_Task details:_ Leave out the pictures and retype only the lines from the opening line to the line that holds "plt.rcParams['font.family'] = ['Liberation", both ends included.

_Data supplied:_

++++

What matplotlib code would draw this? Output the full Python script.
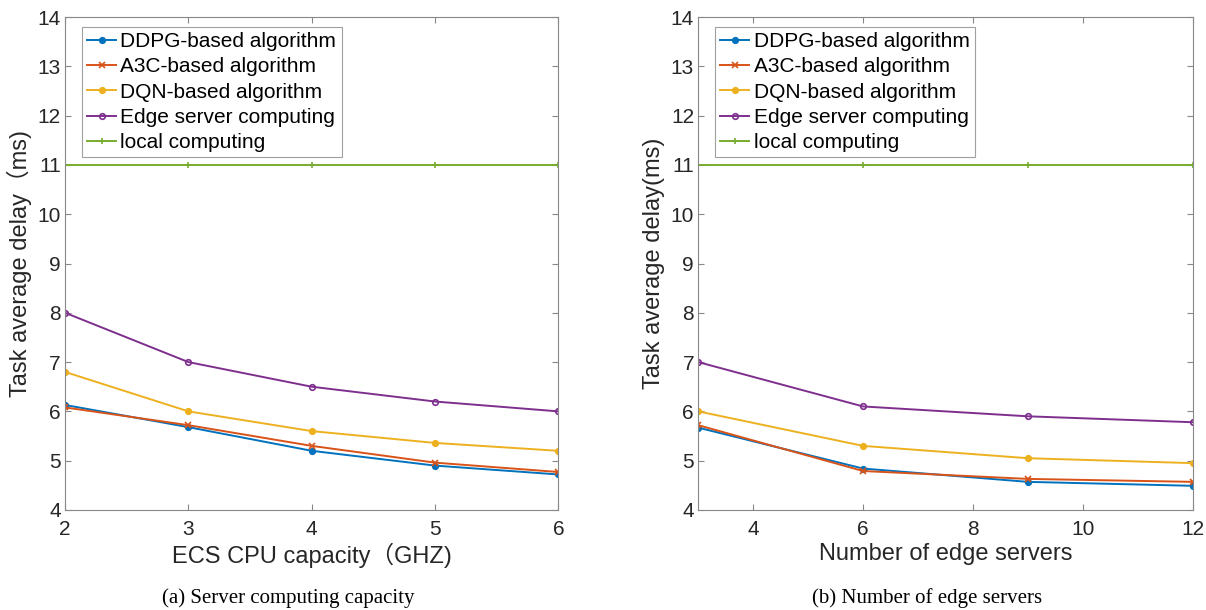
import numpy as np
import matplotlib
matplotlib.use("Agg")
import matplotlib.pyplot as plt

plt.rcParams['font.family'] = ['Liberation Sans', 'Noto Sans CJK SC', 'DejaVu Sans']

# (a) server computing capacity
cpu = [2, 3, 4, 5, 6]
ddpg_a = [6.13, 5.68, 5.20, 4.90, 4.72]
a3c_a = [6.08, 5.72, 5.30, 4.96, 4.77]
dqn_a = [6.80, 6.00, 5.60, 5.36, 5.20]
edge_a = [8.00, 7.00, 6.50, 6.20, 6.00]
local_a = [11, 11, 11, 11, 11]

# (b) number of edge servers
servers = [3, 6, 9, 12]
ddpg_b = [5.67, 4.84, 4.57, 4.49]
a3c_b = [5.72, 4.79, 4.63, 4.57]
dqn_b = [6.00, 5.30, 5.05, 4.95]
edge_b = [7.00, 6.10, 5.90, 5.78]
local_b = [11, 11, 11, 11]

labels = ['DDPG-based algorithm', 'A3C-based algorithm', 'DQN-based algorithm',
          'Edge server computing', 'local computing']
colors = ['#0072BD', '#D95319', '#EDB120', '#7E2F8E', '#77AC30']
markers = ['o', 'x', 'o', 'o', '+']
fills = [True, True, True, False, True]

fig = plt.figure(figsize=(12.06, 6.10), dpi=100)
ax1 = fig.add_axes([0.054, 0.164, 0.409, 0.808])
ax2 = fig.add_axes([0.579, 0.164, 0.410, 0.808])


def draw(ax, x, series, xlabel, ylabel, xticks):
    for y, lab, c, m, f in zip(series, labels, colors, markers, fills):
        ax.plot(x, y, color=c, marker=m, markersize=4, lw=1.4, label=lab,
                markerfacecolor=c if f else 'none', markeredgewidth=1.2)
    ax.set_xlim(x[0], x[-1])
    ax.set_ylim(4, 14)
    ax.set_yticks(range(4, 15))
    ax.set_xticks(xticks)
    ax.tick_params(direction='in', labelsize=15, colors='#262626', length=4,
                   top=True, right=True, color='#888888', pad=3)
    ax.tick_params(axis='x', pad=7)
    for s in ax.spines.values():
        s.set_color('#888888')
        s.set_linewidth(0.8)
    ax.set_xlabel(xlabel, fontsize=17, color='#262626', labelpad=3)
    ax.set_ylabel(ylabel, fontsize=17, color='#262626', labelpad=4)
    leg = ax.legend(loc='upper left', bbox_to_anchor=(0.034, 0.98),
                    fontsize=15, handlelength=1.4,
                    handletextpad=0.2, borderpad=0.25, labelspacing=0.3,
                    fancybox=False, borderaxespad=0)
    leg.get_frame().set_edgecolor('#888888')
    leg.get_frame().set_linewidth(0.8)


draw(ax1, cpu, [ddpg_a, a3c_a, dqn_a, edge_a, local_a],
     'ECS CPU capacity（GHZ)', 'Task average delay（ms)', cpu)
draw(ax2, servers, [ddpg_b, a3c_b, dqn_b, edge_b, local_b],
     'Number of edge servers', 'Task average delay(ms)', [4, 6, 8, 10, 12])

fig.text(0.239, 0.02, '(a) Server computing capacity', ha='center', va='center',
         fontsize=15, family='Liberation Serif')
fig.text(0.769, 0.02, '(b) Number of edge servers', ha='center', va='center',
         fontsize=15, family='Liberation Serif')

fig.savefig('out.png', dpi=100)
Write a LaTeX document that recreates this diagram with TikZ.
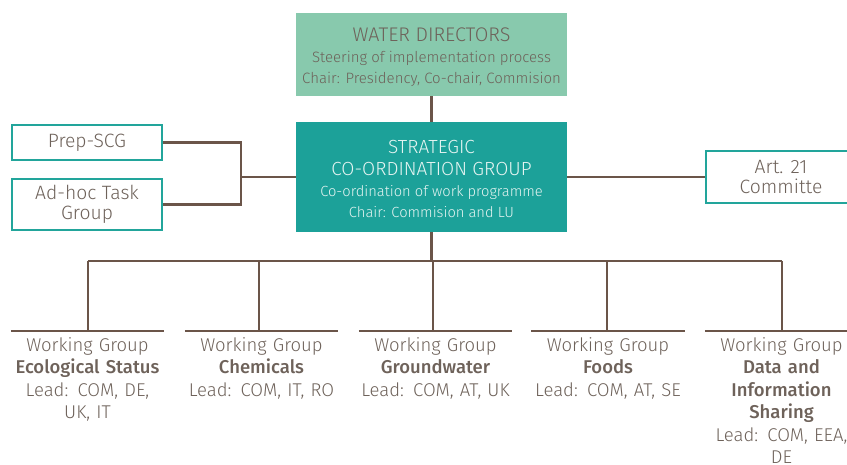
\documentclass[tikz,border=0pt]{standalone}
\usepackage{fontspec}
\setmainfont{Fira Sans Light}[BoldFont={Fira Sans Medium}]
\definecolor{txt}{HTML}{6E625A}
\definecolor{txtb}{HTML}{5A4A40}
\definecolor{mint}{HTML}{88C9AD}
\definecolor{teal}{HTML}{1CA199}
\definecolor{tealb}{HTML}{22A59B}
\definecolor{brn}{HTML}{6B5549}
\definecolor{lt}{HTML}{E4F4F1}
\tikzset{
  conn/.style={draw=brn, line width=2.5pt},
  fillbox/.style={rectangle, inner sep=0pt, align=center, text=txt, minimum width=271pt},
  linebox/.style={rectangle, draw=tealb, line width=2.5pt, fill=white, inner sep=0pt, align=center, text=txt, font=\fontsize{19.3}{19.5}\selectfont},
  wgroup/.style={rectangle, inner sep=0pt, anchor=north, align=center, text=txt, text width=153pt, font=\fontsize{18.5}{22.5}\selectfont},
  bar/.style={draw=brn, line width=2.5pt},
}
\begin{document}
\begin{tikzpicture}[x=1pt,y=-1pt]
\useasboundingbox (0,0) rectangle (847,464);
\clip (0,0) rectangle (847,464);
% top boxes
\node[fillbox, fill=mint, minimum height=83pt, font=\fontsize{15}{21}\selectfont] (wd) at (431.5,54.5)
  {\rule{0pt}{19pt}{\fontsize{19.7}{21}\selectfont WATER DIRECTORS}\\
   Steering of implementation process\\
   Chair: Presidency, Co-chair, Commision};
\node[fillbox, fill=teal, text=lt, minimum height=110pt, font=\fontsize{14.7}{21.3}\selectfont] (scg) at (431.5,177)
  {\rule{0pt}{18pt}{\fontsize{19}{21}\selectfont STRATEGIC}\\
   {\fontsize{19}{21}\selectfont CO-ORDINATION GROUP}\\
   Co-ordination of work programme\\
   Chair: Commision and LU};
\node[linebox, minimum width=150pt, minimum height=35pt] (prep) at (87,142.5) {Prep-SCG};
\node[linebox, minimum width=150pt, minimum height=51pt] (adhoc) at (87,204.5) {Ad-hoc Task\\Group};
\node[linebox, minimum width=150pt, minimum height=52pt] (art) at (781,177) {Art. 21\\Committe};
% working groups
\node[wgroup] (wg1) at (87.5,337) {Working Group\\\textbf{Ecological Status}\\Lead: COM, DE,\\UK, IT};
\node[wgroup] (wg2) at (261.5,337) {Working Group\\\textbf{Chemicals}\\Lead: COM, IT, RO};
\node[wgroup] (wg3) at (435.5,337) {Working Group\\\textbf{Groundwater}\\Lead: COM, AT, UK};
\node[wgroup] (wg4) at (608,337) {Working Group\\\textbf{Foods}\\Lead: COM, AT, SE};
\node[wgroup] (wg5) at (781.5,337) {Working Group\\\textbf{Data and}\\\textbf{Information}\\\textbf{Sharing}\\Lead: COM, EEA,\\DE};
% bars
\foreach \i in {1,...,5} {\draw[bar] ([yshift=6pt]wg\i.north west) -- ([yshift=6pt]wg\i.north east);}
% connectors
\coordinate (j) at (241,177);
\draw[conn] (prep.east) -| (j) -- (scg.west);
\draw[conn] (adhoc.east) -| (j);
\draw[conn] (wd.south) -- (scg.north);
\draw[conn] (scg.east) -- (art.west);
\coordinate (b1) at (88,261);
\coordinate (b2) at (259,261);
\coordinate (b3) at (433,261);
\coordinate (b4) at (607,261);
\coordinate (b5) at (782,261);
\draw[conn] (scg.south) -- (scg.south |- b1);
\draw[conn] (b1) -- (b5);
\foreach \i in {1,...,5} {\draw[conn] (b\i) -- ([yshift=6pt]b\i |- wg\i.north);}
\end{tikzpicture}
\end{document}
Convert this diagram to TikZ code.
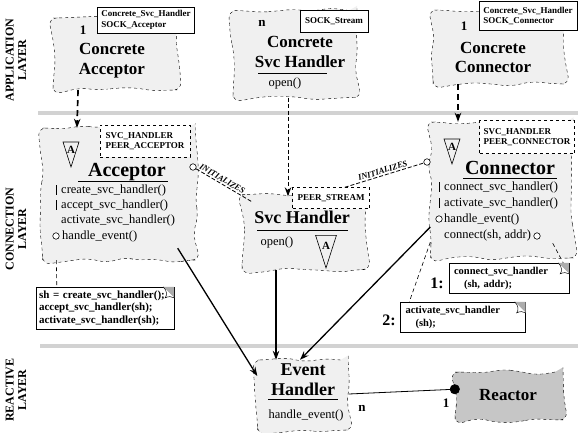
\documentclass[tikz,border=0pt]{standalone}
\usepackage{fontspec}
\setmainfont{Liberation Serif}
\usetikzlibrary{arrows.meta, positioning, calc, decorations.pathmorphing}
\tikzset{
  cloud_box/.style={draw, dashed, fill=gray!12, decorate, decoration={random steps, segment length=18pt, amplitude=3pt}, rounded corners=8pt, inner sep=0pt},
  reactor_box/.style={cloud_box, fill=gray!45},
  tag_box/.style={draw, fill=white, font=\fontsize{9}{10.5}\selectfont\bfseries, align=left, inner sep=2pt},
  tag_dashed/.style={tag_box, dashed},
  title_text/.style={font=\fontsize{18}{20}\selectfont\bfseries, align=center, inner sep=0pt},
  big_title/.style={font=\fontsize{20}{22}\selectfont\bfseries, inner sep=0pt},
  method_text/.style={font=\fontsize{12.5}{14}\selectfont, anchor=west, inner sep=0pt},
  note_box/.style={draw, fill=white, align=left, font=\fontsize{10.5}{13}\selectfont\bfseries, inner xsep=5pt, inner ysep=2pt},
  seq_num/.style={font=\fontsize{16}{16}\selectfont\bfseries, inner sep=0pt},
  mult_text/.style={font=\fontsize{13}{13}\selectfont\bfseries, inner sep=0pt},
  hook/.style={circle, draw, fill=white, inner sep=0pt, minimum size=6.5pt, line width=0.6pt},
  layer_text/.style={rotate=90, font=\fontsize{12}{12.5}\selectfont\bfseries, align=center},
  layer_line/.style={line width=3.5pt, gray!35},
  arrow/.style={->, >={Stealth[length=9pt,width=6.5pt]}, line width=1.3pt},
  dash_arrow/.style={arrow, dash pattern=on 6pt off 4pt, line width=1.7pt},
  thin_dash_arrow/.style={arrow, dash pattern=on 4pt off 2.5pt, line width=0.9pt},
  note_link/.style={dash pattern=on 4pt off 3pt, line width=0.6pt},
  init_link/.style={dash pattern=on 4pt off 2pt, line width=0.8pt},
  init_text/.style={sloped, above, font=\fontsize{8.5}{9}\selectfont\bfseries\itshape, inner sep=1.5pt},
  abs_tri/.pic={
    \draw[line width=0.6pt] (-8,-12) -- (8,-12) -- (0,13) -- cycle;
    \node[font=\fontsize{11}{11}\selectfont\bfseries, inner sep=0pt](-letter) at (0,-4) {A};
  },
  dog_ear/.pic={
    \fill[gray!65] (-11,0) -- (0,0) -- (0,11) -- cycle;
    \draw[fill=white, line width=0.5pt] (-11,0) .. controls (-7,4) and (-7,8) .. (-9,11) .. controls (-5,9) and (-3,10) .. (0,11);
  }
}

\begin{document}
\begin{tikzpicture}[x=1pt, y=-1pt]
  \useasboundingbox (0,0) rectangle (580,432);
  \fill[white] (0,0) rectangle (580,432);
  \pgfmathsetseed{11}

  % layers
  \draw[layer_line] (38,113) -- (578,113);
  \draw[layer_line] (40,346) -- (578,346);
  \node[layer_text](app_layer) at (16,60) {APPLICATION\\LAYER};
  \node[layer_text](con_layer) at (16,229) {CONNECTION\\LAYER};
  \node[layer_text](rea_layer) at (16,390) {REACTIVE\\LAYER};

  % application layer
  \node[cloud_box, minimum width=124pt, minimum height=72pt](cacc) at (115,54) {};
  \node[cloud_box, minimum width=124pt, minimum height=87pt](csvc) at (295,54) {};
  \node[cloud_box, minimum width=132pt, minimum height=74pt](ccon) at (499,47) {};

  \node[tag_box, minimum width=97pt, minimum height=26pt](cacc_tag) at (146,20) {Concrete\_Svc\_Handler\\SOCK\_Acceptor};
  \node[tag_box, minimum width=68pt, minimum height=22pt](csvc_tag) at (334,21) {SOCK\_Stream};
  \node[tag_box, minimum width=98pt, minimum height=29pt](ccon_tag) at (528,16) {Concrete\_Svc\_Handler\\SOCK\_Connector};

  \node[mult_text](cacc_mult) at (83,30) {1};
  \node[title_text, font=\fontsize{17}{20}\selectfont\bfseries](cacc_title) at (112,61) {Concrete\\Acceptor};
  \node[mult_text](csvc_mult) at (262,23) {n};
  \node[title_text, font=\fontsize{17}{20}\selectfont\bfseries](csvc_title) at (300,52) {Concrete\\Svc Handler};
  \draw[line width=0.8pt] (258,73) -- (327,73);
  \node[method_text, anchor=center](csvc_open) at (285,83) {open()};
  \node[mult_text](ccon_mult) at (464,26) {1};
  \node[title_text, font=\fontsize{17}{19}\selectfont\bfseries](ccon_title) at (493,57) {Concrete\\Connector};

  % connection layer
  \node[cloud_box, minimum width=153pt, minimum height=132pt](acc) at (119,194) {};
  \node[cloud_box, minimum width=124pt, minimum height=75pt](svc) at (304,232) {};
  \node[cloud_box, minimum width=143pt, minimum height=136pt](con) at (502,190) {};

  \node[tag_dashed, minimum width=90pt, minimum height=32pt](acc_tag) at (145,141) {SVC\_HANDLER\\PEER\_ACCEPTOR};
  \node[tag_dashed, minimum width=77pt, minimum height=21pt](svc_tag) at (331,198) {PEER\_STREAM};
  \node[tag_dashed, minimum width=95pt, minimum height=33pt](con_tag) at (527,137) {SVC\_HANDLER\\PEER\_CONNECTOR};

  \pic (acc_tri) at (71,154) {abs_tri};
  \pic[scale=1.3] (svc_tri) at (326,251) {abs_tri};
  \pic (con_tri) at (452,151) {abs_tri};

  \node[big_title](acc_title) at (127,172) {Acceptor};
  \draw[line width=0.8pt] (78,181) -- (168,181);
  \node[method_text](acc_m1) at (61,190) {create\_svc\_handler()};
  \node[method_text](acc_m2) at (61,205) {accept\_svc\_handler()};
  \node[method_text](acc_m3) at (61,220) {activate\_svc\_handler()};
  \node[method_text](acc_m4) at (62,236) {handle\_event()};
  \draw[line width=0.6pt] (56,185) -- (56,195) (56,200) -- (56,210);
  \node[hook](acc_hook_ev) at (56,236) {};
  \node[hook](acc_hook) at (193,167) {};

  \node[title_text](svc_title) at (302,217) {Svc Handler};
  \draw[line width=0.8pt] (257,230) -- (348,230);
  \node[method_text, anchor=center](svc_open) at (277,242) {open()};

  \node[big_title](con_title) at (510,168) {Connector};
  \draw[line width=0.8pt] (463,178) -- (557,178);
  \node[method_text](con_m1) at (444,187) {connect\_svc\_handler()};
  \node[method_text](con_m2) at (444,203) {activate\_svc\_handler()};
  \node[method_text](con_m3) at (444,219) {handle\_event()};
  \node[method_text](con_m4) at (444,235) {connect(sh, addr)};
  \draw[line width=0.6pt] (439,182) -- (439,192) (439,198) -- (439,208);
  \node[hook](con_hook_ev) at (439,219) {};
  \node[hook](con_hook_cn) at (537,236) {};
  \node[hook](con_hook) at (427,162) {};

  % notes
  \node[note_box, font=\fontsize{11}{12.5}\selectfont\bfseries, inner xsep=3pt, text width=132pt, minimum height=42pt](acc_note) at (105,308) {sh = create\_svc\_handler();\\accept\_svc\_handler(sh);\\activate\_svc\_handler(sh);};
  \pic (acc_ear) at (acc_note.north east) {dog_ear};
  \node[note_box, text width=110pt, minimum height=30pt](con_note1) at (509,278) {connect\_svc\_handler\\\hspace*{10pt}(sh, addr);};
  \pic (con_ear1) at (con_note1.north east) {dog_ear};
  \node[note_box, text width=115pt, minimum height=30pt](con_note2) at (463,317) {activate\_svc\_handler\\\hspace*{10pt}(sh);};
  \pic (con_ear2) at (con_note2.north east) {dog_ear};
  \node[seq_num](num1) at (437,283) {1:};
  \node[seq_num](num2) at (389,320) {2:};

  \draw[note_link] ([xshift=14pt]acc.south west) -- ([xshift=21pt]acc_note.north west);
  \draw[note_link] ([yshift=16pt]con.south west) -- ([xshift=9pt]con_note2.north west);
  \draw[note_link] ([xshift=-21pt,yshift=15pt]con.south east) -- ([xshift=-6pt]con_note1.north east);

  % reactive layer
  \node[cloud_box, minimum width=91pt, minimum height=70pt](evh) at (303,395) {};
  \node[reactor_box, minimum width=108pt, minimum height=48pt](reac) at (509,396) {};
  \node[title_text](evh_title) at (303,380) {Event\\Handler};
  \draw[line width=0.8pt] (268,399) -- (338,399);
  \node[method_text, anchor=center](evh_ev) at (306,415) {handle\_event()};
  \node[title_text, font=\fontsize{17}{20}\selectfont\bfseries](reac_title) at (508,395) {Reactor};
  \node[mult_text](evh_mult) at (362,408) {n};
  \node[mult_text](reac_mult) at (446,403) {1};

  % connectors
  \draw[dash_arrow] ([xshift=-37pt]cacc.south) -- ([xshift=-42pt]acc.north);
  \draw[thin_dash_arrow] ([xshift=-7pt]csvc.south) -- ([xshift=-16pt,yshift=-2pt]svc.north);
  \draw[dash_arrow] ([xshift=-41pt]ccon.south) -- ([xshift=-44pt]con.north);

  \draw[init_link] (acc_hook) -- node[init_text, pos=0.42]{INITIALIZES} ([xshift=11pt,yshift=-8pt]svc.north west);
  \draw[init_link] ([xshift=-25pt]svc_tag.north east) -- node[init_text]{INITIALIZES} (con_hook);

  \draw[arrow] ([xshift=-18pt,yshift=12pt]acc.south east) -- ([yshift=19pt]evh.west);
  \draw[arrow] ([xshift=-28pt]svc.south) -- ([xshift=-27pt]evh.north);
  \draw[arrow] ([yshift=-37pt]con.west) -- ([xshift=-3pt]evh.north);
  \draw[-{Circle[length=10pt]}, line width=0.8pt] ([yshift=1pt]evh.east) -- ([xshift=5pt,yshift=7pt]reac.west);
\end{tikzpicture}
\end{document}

++++

_Final result:_
What matplotlib code would draw this? Output the full Python script.
import numpy as np
import matplotlib
matplotlib.use("Agg")
import matplotlib.pyplot as plt

plt.rcParams['font.family'] = ['Liberation Sans', 'Noto Sans CJK SC', 'DejaVu Sans']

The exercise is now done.